At the time of writing on 5 December, the investing mood in the UK is upbeat.  The Pfizer BioNTech vaccine has just been approved in the UK, the latest National Lockdown has just ended, meeting up with relatives at Christmas has been assured, the UK stock market has just had an excellent run in November, a Brexit deal with the EU could be agreed this month and the prospects for a healthy rise in UK share prices for the rest of December and beyond looks very promising.  What isn’t there to like?

Our sister company, Minerva Money Management’s fund, the CCM Intelligent Wealth Fund has had a topsy turvy time since its launch on 16 April 2018.  Its launch timing couldn’t have been worse.  In the last quarter of 2018 world stock markets fell 10%-15%.  Our fund fell by 14.8%* after 8 months pretty much in line with global markets.  Nonetheless, it was an undistinguished start.

2019 was a good year for the fund with a return of 14.6%*.  Still, a little disappointing when I have a target of 20% a year returns for the CCM Intelligent Wealth Fund.

2020 started well then the coronavirus pandemic started.  We had a stock market crash in March/April.  The fund actually beat its benchmark briefly after the crash when we adopted a cautious approach by investing up to 20% in gold and cash fearing a further crash.  However, we were totally astonished by the huge, record amount of international government funding to boost economies which caused a speedy stock market recovery and new market highs in the US.  At one stage the fund reached rock bottom when it ranked the bottom performing fund in its sector briefly.  A highly embarrassing moment.

The fund is a global equities fund so it has been given the tough benchmark of the MSCI World Index which is dominated by large US companies including the Giant Tech companies Apple, Google, Amazon, Microsoft, Facebook, Spotify and Netflix.  I have always considered this an unfair benchmark since our fund focuses on Small and Mid Cap companies with only about a third of the fund invested in US companies.  Furthermore, the US stock market has risen to a bubble level.  By any measure, it is the most overvalued it has ever been in history.  We have been increasingly reducing our holdings in US stocks as a result and focused on investing in great but under-valued companies in under-valued world markets such as the UK.

At last, the fund’s strategy is beginning to pay off.  Recent statistics for the fund are very encouraging. 

1st quartile & top decile (for the first time) over the last 3 months, 17th out of 211 funds and up +12.8%*

2nd quartile last 6 months, 77th out of 209  funds and up +14.11%*

Over the last 12 months to 3.12.2020 the fund is up +8.45%* and looks set to achieve its best annual performance to date.

I am supremely confident that barring another Black Swan event like Covid-19 or World war 3 the fund will have a record year of performance next year. The reason for my optimism is because the fund’s largest holding,  the unquoted company Juvenescence, has announced it will float on the US stock market in the next 6-12 months.  It is highly likely, though not guaranteed, of course, to launch at a price multiple a number of times what we paid for the shares.  The shares are valued in the fund at their original purchase price from earlier private fundraising.  So things are really looking up.

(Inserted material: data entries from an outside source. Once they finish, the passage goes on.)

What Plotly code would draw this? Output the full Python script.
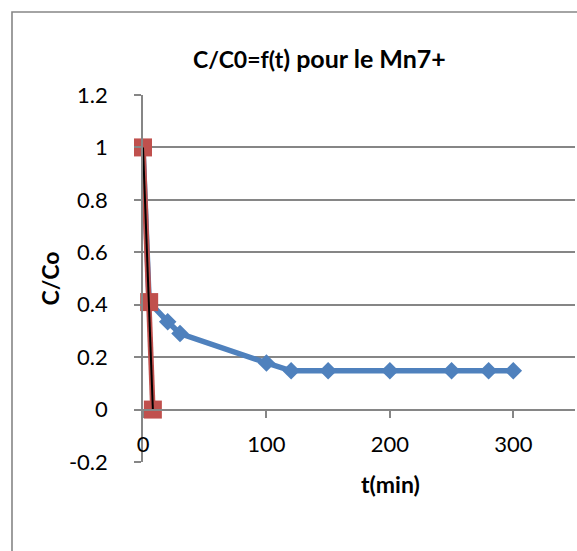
import plotly.graph_objects as go

# Mn7+ relative concentration over time
t_main = [0, 5, 20, 30, 100, 120, 150, 200, 250, 280, 300]
c_main = [1.0, 0.41, 0.335, 0.29, 0.178, 0.148, 0.148, 0.148, 0.148, 0.148, 0.148]

t_fast = [0, 5, 8]
c_fast = [1.0, 0.41, 0.0]

t_fit = [0, 8]
c_fit = [1.0, 0.0]

y_ticks = [-0.2, 0, 0.2, 0.4, 0.6, 0.8, 1, 1.2]
y_labels = ["-0.2", "0", "0.2", "0.4", "0.6", "0.8", "1", "1.2"]
x_ticks = [0, 100, 200, 300]

W, H = 577, 551
L, R, T, B = 143, 2, 95, 89
pw, ph = W - L - R, H - T - B

FONT = "Lato, Carlito, Calibri, sans-serif"
BLUE = "#4F81BD"
RED = "#C0504D"
GRID = "#868686"

fig = go.Figure()
fig.add_trace(go.Scatter(
    x=t_main, y=c_main, mode="lines+markers",
    line=dict(color=BLUE, width=5.5),
    marker=dict(symbol="diamond", size=13.5, color=BLUE),
    cliponaxis=False, showlegend=False))
fig.add_trace(go.Scatter(
    x=t_fast, y=c_fast, mode="lines+markers",
    line=dict(color=RED, width=5.5),
    marker=dict(symbol="square", size=18, color=RED),
    cliponaxis=False, showlegend=False))
fig.add_trace(go.Scatter(
    x=t_fit, y=c_fit, mode="lines",
    line=dict(color="black", width=2),
    cliponaxis=False, showlegend=False))

def px_x(p):
    return (p - L) / pw

def px_y(p):
    return (H - B - p) / ph

fig.update_layout(
    width=W, height=H,
    margin=dict(l=L, r=R, t=T, b=B),
    paper_bgcolor="white", plot_bgcolor="white",
    font=dict(family=FONT, color="black", size=22),
    xaxis=dict(
        range=[0, 350], tickvals=x_ticks, ticktext=[str(v) for v in x_ticks],
        showgrid=False, zeroline=False,
        showline=True, linecolor=GRID, linewidth=1.6,
        ticks="outside", ticklen=8, tickcolor=GRID, tickwidth=1.6,
        anchor="free", position=1 / 7,
        tickfont=dict(size=22, family=FONT),
        ticklabelstandoff=7,
    ),
    yaxis=dict(
        range=[-0.2, 1.2], tickvals=y_ticks, ticktext=y_labels,
        showgrid=True, gridcolor=GRID, gridwidth=1.6,
        zeroline=False,
        showline=True, linecolor=GRID, linewidth=1.6,
        ticks="outside", ticklen=7, tickcolor=GRID, tickwidth=1.6,
        tickfont=dict(size=22, family=FONT),
        ticklabelstandoff=22,
        title=dict(text="<b>C/Co</b>", font=dict(size=23, family=FONT), standoff=3),
    ),
    shapes=[dict(
        type="rect", xref="paper", yref="paper",
        x0=px_x(12), x1=px_x(W + 20), y0=px_y(H + 20), y1=px_y(12),
        line=dict(color=GRID, width=1.6), fillcolor="rgba(0,0,0,0)", layer="below")],
    annotations=[
        dict(text="<b><span style='font-size:23px'>C/C0=f(t</span>) pour le Mn7+</b>",
             xref="paper", yref="paper", x=px_x(319), y=px_y(58),
             xanchor="center", yanchor="middle", showarrow=False,
             font=dict(size=25, family=FONT)),
        dict(text="<b>t(min)</b>",
             xref="paper", yref="paper", x=px_x(390), y=px_y(484),
             xanchor="center", yanchor="middle", showarrow=False,
             font=dict(size=23, family=FONT)),
    ],
)

fig.write_html("out.html")
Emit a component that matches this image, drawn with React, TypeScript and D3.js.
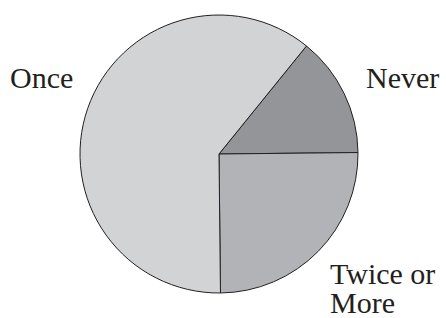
import React from "react";
import * as d3 from "d3";

// slice order clockwise, starting at the Never/Once border
const categories = ["Never", "Twice or More", "Once"];
const shares = [14, 25, 61];
const fills = ["#939598", "#b1b3b6", "#d1d3d4"];

const App = () => {
  const width = 446;
  const height = 318;
  const cx = 219;
  const cy = 154;
  const radius = 139;

  const pie = d3
    .pie<number>()
    .sort(null)
    .startAngle((39 * Math.PI) / 180)
    .endAngle((39 * Math.PI) / 180 + 2 * Math.PI);
  const arcs = pie(shares);
  const arc = d3.arc<d3.PieArcDatum<number>>().innerRadius(0).outerRadius(radius);

  const font = "Liberation Serif";

  return (
    <svg
      width={width}
      height={height}
      style={{ position: "absolute", left: 0, top: 0, background: "#fff" }}
    >
      <g transform={`translate(${cx},${cy})`}>
        {arcs.map((d, i) => (
          <path
            key={categories[i]}
            d={arc(d) || ""}
            fill={fills[i]}
            stroke="#231f20"
            strokeWidth={1}
            strokeLinejoin="round"
          />
        ))}
      </g>
      {/* labels */}
      <g fontFamily={font} fontSize={30} fill="#231f20">
        <text x={10} y={88}>
          Once
        </text>
        <text x={366} y={88}>
          Never
        </text>
        <text x={330} y={284}>
          <tspan x={330}>Twice or</tspan>
          <tspan x={330} dy={29}>
            More
          </tspan>
        </text>
      </g>
    </svg>
  );
};

export default App;
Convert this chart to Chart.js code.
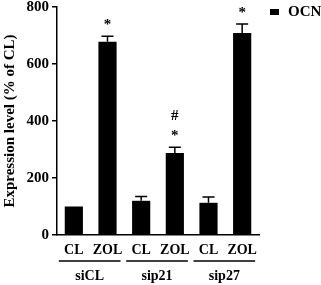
<!DOCTYPE html>
<html>
<head>
<meta charset="utf-8">
<script src="https://cdn.jsdelivr.net/npm/chart.js@4.4.1/dist/chart.umd.min.js"></script>
<style>
  html, body { margin: 0; padding: 0; background: #fff; }
  #wrap { width: 321px; height: 285px; }
</style>
</head>
<body>
<div id="wrap"><canvas id="ocnChart" width="321" height="285"></canvas></div>
<script>
// Data
const groups = ["siCL", "sip21", "sip27"];
const conditions = ["CL", "ZOL", "CL", "ZOL", "CL", "ZOL"];
const ocnValues = [100, 678, 120, 288, 113, 709];
const ocnErrors = [0, 19, 15, 20, 20, 31];
const marks = [[], ["*"], [], ["*", "#"], [], ["*"]];
const yTicks = [0, 200, 400, 600, 800];
const seriesName = "OCN";

const FONT = "'Liberation Serif', 'Times New Roman', serif";

// error bars, significance marks, group labels and legend
const extras = {
  id: "extras",
  afterDatasetsDraw(chart) {
    const ctx = chart.ctx;
    const x = chart.scales.x;
    const y = chart.scales.y;
    ctx.save();
    ctx.strokeStyle = "#000";
    ctx.fillStyle = "#000";
    ctx.lineWidth = 1.5;

    ocnValues.forEach((v, i) => {
      const cx = x.getPixelForValue(i);
      const top = y.getPixelForValue(v + ocnErrors[i]);
      if (ocnErrors[i] > 0) {
        ctx.beginPath();
        ctx.moveTo(cx, y.getPixelForValue(v));
        ctx.lineTo(cx, top);
        ctx.moveTo(cx - 6, top);
        ctx.lineTo(cx + 6, top);
        ctx.stroke();
      }
      ctx.font = "bold 15px " + FONT;
      ctx.textAlign = "center";
      ctx.textBaseline = "middle";
      marks[i].forEach((m, k) => {
        const my = top - 14 - k * 17;
        ctx.fillText(m, cx, my + (m === "*" ? 3 : 0));
      });
    });

    // group underline + label
    ctx.font = "bold 14px " + FONT;
    groups.forEach((g, gi) => {
      const x0 = x.getPixelForValue(gi * 2) - 15;
      const x1 = x.getPixelForValue(gi * 2 + 1) + 13;
      ctx.beginPath();
      ctx.moveTo(x0, 261);
      ctx.lineTo(x1, 261);
      ctx.stroke();
      ctx.fillText(g, (x0 + x1) / 2, 276);
    });

    // legend
    ctx.fillRect(270, 9, 9, 6);
    ctx.font = "bold 15px " + FONT;
    ctx.textAlign = "left";
    ctx.fillText(seriesName, 288, 12);
    ctx.restore();
  }
};

new Chart(document.getElementById("ocnChart"), {
  type: "bar",
  data: {
    labels: conditions,
    datasets: [{
      label: seriesName,
      data: ocnValues,
      backgroundColor: "#000",
      borderWidth: 0,
      barPercentage: 0.54,
      categoryPercentage: 1
    }]
  },
  options: {
    responsive: false,
    animation: false,
    layout: { padding: { top: 0, right: 62, left: 0, bottom: 0 } },
    plugins: {
      legend: { display: false },
      tooltip: { enabled: false }
    },
    scales: {
      x: {
        grid: { display: false, drawTicks: false },
        border: { display: true, color: "#000", width: 1.5 },
        ticks: {
          color: "#000",
          padding: 7,
          maxRotation: 0,
          minRotation: 0,
          autoSkip: false,
          font: { family: FONT, size: 14, weight: "bold" }
        },
        afterFit(scale) { scale.height = 50; }
      },
      y: {
        min: 0,
        max: 800,
        afterBuildTicks(scale) { scale.ticks = yTicks.map(v => ({ value: v })); },
        grid: { drawOnChartArea: false, color: "#000", lineWidth: 1.5, tickLength: 5 },
        border: { display: true, color: "#000", width: 1.5 },
        ticks: {
          color: "#000",
          padding: 3,
          font: { family: FONT, size: 15, weight: "bold" }
        },
        title: {
          display: true,
          text: "Expression level (% of CL)",
          color: "#000",
          padding: { top: 1, bottom: 0 },
          font: { family: FONT, size: 15, weight: "bold" }
        },
        afterFit(scale) {
          scale.width = 57;
          scale.paddingTop = 7;
          scale.paddingBottom = 0;
        }
      }
    }
  },
  plugins: [extras]
});
</script>
</body>
</html>
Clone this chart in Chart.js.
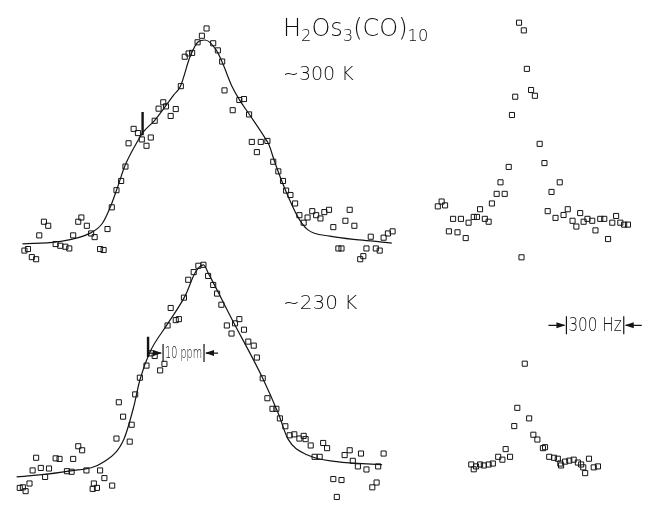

As for our Wealth Investment Strategy, WIS, I am proud to announce that its 25-year past performance record is an average return of 9.43%** net of annual management charges for a medium risk investor.  The compound returns are excellent.  Over the same 25-year period WIS’s cumulative compound return has been 732.8%** compared to the FTSE 100 Index’s return of 190.7%.**  I am extremely proud of these investment returns.  It’s testament to 25 years of endeavour. 

Over the last 30+ years, I have had the pleasure of serving many wonderful clients.  I have helped many of them retire early and enjoy a dream retirement with no money worries.  It never feels like work to me.  I love the relationships I have built with our clients over the years and continue to build with their children and in some cases their grandchildren.  I am truly blessed.  This isn’t a job.  It’s a vocation.  It is both my hobby and my work.  I have a passion for financial planning and helping de-mystify the complex world of financial services.  I feel as fortunate as people like the legendary investor Warren Buffett who, at age 90, says he still skips to work. That’s how passionate he is about his work.  I am equally passionate about financial planning and, like Warren Buffett, I have no plans to ever retire.  After all, why would you ever retire when you love what you do?  You know it makes sense***.

On that note, I wish all of my clients a wonderful Christmas and a very prosperous and happy New Year.  May you enjoy many more. 

***The value of investments and the income derived from them may fall as well as rise. You may not get back what you invest. This communication is for general information only and is not intended to be individual advice. You are recommended to seek competent professional advice before taking any action. All statements concerning the tax treatment of products and their benefits are based on our understanding of current tax law and HM Revenue and Customs’ practice. Levels and bases of tax relief are subject to change.

Past performance is not a guide to future performance.